Work instructions: Retype the records below from their first line through the line containing "fontsize=10, fontweight='bold', color='#222222')", and include nothing else.

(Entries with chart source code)
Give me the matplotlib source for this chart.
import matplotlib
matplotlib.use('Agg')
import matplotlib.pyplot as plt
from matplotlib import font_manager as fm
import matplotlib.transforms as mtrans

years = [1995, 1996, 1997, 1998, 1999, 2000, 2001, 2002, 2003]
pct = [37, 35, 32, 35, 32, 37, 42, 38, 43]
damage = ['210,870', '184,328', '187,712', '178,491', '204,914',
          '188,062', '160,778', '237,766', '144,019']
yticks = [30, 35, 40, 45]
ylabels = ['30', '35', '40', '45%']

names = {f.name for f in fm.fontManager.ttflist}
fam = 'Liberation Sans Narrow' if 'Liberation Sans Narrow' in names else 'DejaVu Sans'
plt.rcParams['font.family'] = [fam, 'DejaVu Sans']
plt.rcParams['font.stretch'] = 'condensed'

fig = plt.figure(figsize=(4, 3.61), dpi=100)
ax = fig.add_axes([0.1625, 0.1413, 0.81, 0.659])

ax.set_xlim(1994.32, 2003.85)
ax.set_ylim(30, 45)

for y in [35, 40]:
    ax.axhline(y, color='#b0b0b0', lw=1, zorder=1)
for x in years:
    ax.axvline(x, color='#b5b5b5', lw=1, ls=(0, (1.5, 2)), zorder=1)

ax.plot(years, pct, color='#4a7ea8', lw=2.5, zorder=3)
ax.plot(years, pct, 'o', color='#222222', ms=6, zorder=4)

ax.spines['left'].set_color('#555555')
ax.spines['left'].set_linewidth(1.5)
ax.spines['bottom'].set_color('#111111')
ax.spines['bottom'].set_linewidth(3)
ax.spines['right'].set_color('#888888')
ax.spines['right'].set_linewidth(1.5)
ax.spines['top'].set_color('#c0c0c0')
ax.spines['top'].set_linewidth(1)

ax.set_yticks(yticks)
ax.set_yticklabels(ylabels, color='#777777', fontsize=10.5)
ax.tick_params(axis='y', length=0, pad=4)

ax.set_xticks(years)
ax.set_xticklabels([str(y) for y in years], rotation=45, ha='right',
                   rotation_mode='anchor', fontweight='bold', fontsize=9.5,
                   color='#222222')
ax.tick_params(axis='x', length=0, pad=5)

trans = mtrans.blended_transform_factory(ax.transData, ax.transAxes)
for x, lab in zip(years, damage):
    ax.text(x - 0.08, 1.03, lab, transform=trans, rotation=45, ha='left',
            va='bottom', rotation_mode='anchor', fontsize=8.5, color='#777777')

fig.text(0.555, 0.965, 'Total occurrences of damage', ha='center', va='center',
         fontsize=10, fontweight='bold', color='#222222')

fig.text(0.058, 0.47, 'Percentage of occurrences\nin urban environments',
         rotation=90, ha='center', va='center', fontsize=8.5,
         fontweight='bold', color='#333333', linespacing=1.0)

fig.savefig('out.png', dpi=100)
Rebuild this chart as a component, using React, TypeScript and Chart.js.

Exercise output:
Give me the matplotlib source for this chart.
import matplotlib
matplotlib.use('Agg')
import matplotlib.pyplot as plt
from matplotlib import font_manager as fm
import matplotlib.transforms as mtrans

years = [1995, 1996, 1997, 1998, 1999, 2000, 2001, 2002, 2003]
pct = [37, 35, 32, 35, 32, 37, 42, 38, 43]
damage = ['210,870', '184,328', '187,712', '178,491', '204,914',
          '188,062', '160,778', '237,766', '144,019']
yticks = [30, 35, 40, 45]
ylabels = ['30', '35', '40', '45%']

names = {f.name for f in fm.fontManager.ttflist}
fam = 'Liberation Sans Narrow' if 'Liberation Sans Narrow' in names else 'DejaVu Sans'
plt.rcParams['font.family'] = [fam, 'DejaVu Sans']
plt.rcParams['font.stretch'] = 'condensed'

fig = plt.figure(figsize=(4, 3.61), dpi=100)
ax = fig.add_axes([0.1625, 0.1413, 0.81, 0.659])

ax.set_xlim(1994.32, 2003.85)
ax.set_ylim(30, 45)

for y in [35, 40]:
    ax.axhline(y, color='#b0b0b0', lw=1, zorder=1)
for x in years:
    ax.axvline(x, color='#b5b5b5', lw=1, ls=(0, (1.5, 2)), zorder=1)

ax.plot(years, pct, color='#4a7ea8', lw=2.5, zorder=3)
ax.plot(years, pct, 'o', color='#222222', ms=6, zorder=4)

ax.spines['left'].set_color('#555555')
ax.spines['left'].set_linewidth(1.5)
ax.spines['bottom'].set_color('#111111')
ax.spines['bottom'].set_linewidth(3)
ax.spines['right'].set_color('#888888')
ax.spines['right'].set_linewidth(1.5)
ax.spines['top'].set_color('#c0c0c0')
ax.spines['top'].set_linewidth(1)

ax.set_yticks(yticks)
ax.set_yticklabels(ylabels, color='#777777', fontsize=10.5)
ax.tick_params(axis='y', length=0, pad=4)

ax.set_xticks(years)
ax.set_xticklabels([str(y) for y in years], rotation=45, ha='right',
                   rotation_mode='anchor', fontweight='bold', fontsize=9.5,
                   color='#222222')
ax.tick_params(axis='x', length=0, pad=5)

trans = mtrans.blended_transform_factory(ax.transData, ax.transAxes)
for x, lab in zip(years, damage):
    ax.text(x - 0.08, 1.03, lab, transform=trans, rotation=45, ha='left',
            va='bottom', rotation_mode='anchor', fontsize=8.5, color='#777777')

fig.text(0.555, 0.965, 'Total occurrences of damage', ha='center', va='center',
         fontsize=10, fontweight='bold', color='#222222')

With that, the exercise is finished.